Keine valablen Gründe für die Nicht-Genehmigung

Grund für die erneute Nicht-Genehmigung ist laut Bundesrat, dass die Kostenneutralität nach wie vor nicht erfüllt sei. Bis Ende 2023 sollen nun die Tarifpartner in einer neuen Version aufzeigen, wie die kostenneutrale Einführung des Tarifs sichergestellt wird. Dabei ist die Angst vor Kostensteigerung unbegründet. Sonst würde sich nicht eine Mehrheit der Versicherer (curafutura, SWICA und MTK) hinter den TARDOC stellen. Denn müssen die Prämien erhöht werden, stehen sie am meisten in der Kritik.

Zudem müssen die Tarifpartner ein langfristiges Monitoring und ein Konzept zur Mängelbehebung vorlegen. Damit verändert der Bundesrat die Spielregeln erneut. Kritik übt der Bundesrat auch am Umstand, dass nicht alle Tarifpartner hinter dem TARDOC stehen. Ins Gewicht fallen darf dies aber nicht: Denn der TARDOC vereint alle Leistungserbringer und die Mehrheit der Versicherer. Damit sind die gesetzlichen Genehmigungsvoraussetzungen erfüllt.

Unbefriedigender TARMED

Mit der Nichtgenehmigung verzögert der Bundesrat die Einführung des neuen Tarifs um Jahre – und akzeptiert, dass der heute angewendete TARMED noch länger in Kraft bleibt. Dabei ist er schon heute veraltet. Seit 2004 in Kraft, entspricht er nicht mehr der modernen Medizin. Bleibt er länger in Anwendung, heisst das länger falsche Anreize (z.B. keine Stärkung der Grundversorgung gegen den Ärztemangel) und finanzielle Verschwendung aufgrund der schlechten Ressourcennutzung

Das Argument mit den ambulanten Pauschalen greift nicht

Die Förderung ambulanter Pauschalen wird oft als Argument gegen den TARDOC angeführt. Bei näherer Betrachtung erweist sich die Kritik als blutleer: Alle TARDOC-Partner befürworten Pauschalen, die mit Genehmigung automatisch einzeltarifierte Leistungen ablösen würden.

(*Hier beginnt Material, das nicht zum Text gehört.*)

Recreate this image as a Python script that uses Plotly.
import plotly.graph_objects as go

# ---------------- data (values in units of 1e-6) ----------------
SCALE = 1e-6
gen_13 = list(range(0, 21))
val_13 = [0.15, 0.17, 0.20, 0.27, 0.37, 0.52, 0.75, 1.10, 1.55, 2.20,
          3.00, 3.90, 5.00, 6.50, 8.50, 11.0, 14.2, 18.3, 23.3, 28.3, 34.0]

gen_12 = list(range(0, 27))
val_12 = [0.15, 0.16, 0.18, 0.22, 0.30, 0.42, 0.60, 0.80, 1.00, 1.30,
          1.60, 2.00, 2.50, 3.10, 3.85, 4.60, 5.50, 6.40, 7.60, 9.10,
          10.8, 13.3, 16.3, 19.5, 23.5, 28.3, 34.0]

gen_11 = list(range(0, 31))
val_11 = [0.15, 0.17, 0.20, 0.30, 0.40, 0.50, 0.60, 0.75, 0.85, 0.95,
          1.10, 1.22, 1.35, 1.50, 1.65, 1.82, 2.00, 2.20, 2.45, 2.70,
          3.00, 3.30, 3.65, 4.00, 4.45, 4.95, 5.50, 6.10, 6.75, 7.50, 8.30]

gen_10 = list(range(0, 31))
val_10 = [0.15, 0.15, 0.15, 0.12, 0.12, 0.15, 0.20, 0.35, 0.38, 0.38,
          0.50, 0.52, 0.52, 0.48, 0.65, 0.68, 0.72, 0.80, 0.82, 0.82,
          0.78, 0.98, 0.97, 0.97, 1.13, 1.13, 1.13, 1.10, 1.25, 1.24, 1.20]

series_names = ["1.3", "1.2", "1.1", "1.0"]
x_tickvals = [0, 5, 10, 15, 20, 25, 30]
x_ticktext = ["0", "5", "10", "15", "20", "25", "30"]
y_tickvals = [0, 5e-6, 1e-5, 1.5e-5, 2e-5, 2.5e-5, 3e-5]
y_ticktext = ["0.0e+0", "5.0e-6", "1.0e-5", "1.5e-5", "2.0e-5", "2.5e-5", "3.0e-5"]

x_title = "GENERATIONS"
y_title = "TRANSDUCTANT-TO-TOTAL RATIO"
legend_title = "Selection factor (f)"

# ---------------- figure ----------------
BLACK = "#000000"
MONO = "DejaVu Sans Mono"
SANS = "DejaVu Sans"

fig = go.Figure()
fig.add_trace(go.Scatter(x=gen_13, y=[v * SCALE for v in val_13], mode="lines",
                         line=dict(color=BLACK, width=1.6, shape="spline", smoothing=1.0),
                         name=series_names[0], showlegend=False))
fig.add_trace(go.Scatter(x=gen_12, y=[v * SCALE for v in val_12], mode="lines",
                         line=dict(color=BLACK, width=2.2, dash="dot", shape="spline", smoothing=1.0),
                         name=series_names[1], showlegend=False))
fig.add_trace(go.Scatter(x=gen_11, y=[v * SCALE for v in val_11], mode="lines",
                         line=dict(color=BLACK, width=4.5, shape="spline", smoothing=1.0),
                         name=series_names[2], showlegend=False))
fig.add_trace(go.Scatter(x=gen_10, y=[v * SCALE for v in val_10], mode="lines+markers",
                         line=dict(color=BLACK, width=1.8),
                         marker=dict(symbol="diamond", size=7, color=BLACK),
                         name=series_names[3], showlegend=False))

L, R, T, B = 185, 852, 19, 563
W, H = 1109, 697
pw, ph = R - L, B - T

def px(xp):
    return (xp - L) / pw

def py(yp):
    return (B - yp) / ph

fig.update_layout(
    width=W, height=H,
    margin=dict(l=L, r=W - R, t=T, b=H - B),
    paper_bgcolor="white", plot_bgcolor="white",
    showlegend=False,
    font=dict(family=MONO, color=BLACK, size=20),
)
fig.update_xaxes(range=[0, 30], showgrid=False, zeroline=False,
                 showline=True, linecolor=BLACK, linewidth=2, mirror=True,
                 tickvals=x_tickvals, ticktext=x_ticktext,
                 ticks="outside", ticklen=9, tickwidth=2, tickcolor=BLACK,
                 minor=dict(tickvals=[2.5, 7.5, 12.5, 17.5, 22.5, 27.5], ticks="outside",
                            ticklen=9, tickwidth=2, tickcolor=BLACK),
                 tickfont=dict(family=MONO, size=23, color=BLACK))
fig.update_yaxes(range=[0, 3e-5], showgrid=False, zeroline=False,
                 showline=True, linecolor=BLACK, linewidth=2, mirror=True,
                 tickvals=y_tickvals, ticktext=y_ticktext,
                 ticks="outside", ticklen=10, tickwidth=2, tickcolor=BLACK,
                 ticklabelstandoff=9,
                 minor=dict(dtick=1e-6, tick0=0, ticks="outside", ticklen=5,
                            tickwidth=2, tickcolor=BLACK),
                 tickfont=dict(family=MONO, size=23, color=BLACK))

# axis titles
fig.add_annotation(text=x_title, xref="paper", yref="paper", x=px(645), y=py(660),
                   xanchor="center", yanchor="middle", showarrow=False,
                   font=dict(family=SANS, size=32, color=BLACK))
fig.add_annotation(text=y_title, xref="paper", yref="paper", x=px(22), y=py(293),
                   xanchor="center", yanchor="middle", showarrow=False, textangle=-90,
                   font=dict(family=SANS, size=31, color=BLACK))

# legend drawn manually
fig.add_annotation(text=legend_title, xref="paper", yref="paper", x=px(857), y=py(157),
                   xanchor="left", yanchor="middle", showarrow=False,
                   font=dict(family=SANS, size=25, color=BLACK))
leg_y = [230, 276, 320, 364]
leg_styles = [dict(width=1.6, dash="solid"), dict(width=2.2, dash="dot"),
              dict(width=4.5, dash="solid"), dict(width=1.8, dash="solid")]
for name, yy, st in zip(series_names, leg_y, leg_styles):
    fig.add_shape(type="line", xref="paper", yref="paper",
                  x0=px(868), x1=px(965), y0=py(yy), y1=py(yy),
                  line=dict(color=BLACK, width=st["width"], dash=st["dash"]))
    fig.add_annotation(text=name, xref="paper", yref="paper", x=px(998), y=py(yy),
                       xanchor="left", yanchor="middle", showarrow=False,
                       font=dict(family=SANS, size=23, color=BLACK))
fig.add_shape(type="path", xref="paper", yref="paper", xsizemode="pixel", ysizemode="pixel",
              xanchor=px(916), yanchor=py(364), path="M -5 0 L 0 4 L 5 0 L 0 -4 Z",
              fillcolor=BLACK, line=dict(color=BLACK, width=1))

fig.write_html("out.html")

Die Pauschalen im ambulanten Bereich können zur Reduktion des administrativen Aufwands führen und zur Kostendämpfung beitragen. Sie sind aber kein Wundermittel, das für alle Leistungen funktioniert. Sie sind dann sinnvoll, wenn eine Leistung standardisierbar ist. Im Gegensatz zu stationären Behandlungen erfüllen allerdings nur ca. 20 Prozent der ambulanten Leistungen die Kriterien für eine sinnvolle Anwendung von Pauschalen.

Es spricht also nichts dagegen, den TARDOC einzuführen, ohne auf die ambulanten Pauschalen zu warten.

Die Sache mit dem Globalbudget

Kurz, mit dem TARDOC liegt ein sachgerechter und moderner Tarif vor. Die Kritik daran ist bei näherer Betrachtung haltlos. Es wäre im Sinne der Patienten, diesen rasch einzuführen. Denn der TARDOC führt zu einem schlankeren und transparenteren Tarifsystem, mit dem sich unnötige Kosten einsparen lassen. Und er beseitigt einen Teil des Reformstaus im Schweizer Gesundheitswesen.

Der eine oder die andere mag sich daher fragen, ob dem Bundesrat der Reformstau lieber ist, da er mit immer neuen Forderungen alles blockiert. Klar ist, dass der Reformstau und die Mär von den unwilligen Tarifpartnern dem Bundesrat in die Karten spielt: Gelingt es dem Bundesrat, die diversen Leistungserbringer und Partner im Gesundheitswesen als reformunwillig und konsensunfähig darzustellen, wird früher oder später der Ruf nach staatlicher Intervention laut.

Die Vermutung liegt nahe, dass es dem Bundesrat dabei nicht nur um eine staatlich verordnete Tarifstruktur für ambulante Leistungen geht, sondern um das gesamte Gesundheitswesen. Ein ähnlicher Reformstau liegt beispielsweise aus ebenso schwierig nachvollziehbaren Gründen auch beim Projekt der einheitlichen Finanzierung EFAS vor. Die grosse Debatte im Gesundheitswesen ist aber diejenige um die Kostenbremsen. Könnte es also sein, dass der Bundesrat – entgegen den Aussagen von Alain Berset in der NZZ vom 13. Mai 2022 – den TARDOC scheitern lassen will, um letztlich doch ein Globalbudget einzuführen?

In den TARDOC wurde viel Zeit und noch mehr Energie gesteckt. Er darf nicht das erste Opfer einer zukünftigen Staatsmedizin werden. Der Kampf für den TARDOC ist daher gleichzeitig auch einer gegen die Einführung eines Globalbudgets.

Bildlegende

Immer neue Hürden für den TARDOC, weil der Schiedsrichter nicht will, dass das Ziel erreicht wird?